There was no question that information technologies could have a significant impact. For example, our panel of experts wrote:
“In certain circumstances, one-on-one tutoring has been found to benefit instruction, improving the mean of student performance by two standard deviations (2σ) with an accompanying reduction in variance (or spread). This benefit is roughly equivalent to raising the achievement of 50th percentile students to the 98th percentile level. Other research has demonstrated the importance of group interactions in the absorption of knowledge.”
“Gibbons, for example, has found that students who viewed videotaped university-level lectures in an active discussion group performed half a grade-level better than those who attended the lectures in person. Since one-on- one tutoring is unaffordable in most cases, our goal should be to use new methods and technologies to achieve similar results at reasonable cost while at the same time realizing the benefits of group interactions (perhaps over long distances).”
This finding, as well as the seven others listed in the report led to our overarching recommendation:
“Make the effective integration of information technology with education and training a national priority.”
“More effective – and cost-effective – education and training are key to our well being, as individuals, families, communities, and as a Nation.
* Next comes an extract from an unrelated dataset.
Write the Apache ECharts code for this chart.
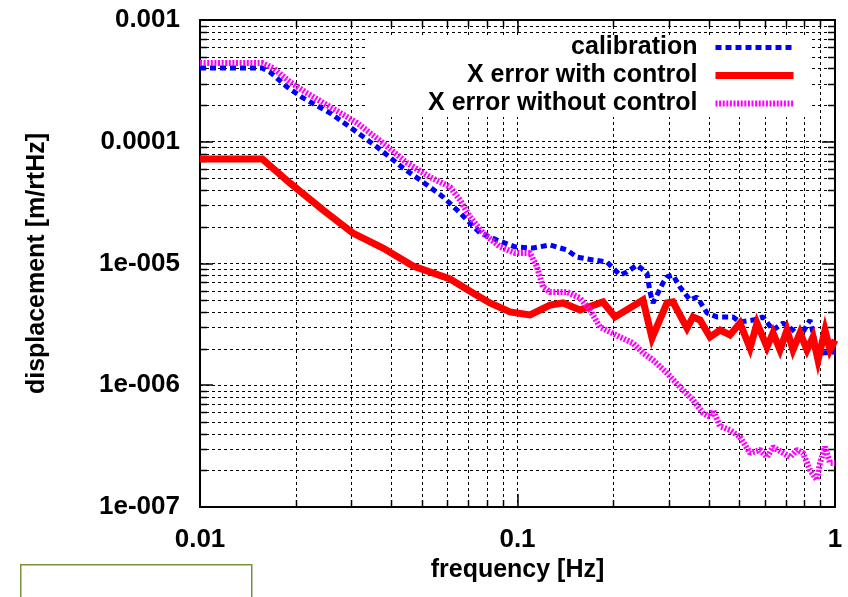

Information technology, in the hands of well-educated teachers and trainers, has the potential to provide enormous leverage in the pursuit of better and less costly education and training. Pre-kindergarten, K-12, and university education are conducted primarily at the state, local, and private levels, and training is conducted by the military services, thousands of companies, professional schools and societies, and the like. This widely dispersed effort has its merits, but the diffuse operational entities are unable to fund the type of far-reaching research proposed here for a national initiative. The Federal government has to take primary responsibility to fund the research required to improve the processes executed by these many thousands of operational entities.”
I went back and looked at our PITAC report on Learning as soon as I read Dick Larson’s article. Three major things have changed in the intervening nine years or so. First, the information technologies now at our disposal to help us significantly transform learning and training are much more powerful and less costly. Second, the key technology-based capabilities that just everyone cites as most helpful to transform education - personalized education and training; and group interactions and collaborations, - have made huge progress in the last decade.
Finally, as our world has become increasingly global, fast changing and unpredictable, the need for top talent at all levels, as well as the education needed to develop such talent, are more important than ever.
As Professor Richard Larson asks in his article:
“Is there any more important service sector for our nation? Our world-leading prosperity in the 20th Century relied on creativeness, ingenuity, risk taking, and brainpower, leading to huge breakthroughs and new businesses . . . Our plea is to extend your interests in services beyond the traditional financial services, retail, transportation/logistics, communications, etc., to include education. The fate of our nation, of every nation, is at stake.”